What others say: The cost of do-overs

Do it right the first time, and it won’t be necessary to redo or undo it.

That’s a lesson the Alaska Legislature is in the process of learning or learning all over.

The topic is its attempted acquisition of Anchorage office space; it’s been a trying effort, to say the least.

Let’s recap:

— The Legislature entertained the idea of buying a downtown building with a pricetag of $32.5 million for office space.

— Gov. Bill Walker said he wouldn’t allow that given that the state has a $4 billion deficit. Hats off to the governor.

— Anchorage Superior Court Judge Patrick McKay piled on, stating that the Legislature’s 10-year lease extension of the downtown building’s office space was illegal and invalid. It should have been subject to competitive bidding requirements.

— With that the Legislature came up with a $12.5-million building in the middle of Anchorage. Compared to the Legislature’s rent of $3.4 million annually, this seemed like a bargain — the preliminary selling price is equal to about four year’s rent at the downtown location.

— The Anchorage Borough Assembly went on the record against a midtown location for the Legislature, preferring it be downtown.

— Gov. Walker didn’t balk at the idea of a cheaper building, and presumably the Legislature would do the deal right this time.

But not so fast. The risk department of the Washington-based Everbank, which loaned about $28 million to the Legislature’s landlord at the downtown location with the understanding the Legislature would be the tenant allowing for the necessary payments, piped up. It suggested the Legislature re-read the legal agreement signed by its representative at the time, Sen. Mike Hawker of Anchorage. Essentially, the bank threatened the state with a lawsuit to the tune of about $27 million based on its interpretation of the pact.

The courts undoubtedly will be given the opportunity to continue to sort this out. The bank indicates an appeal of McKay’s decision is likely.

Of course, all of this will take Alaskans’ time and money, both of which the state is running out of quickly. The Legislature’s time should be spent on eliminating the deficit. It’s money, too. And, legislators certainly shouldn’t be adding to the revenue shortage, something that was occurring in December 2014 when Hawker signed the agreement. At that time, the price of a barrel of crude had dropped to around $60.

Everybody makes mistakes. Clearly, the $32.5-million building is a big one. It’s so big that most Alaskans, including legislators, will see the harm in not doing a deal right in the first place next time around.

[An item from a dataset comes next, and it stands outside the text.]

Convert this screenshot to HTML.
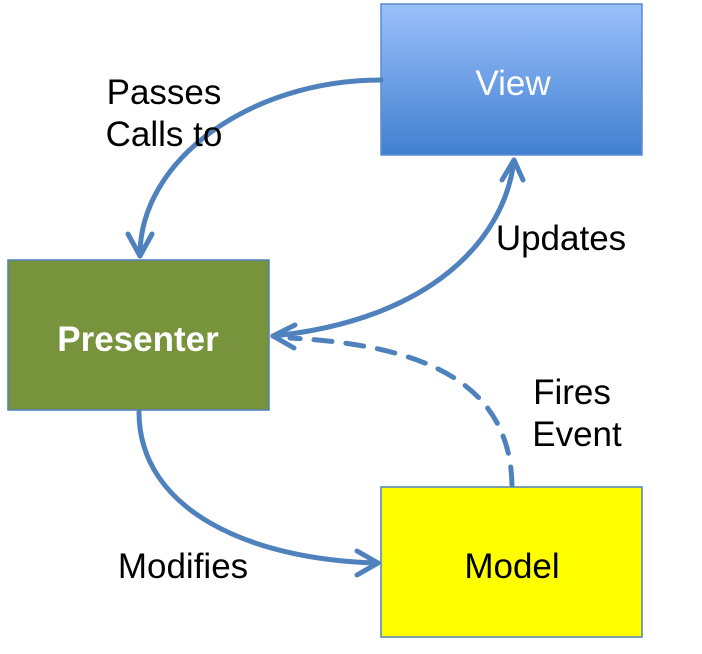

As the Legislature, for that matter anybody working on behalf of the state, confronts issues as representatives of Alaskans, no factor other than what is best for the state should be uppermost in decision-making. It’s the state first and foremost; other loyalties are secondary. Maybe the office-building situation will serve as a reminder of that as the Legislature focuses on Alaska’s revenue problem. There are solutions, and it will find the right ones. It will do it right the first time. Not only because it’s the right thing to do, but because it has to. Too much depends upon it.

This is a serious matter. That’s a phrase applicable to both the legislative office space topic and the revenue issue. It’s how the bank concluded its letter to Alaska. Indeed it is.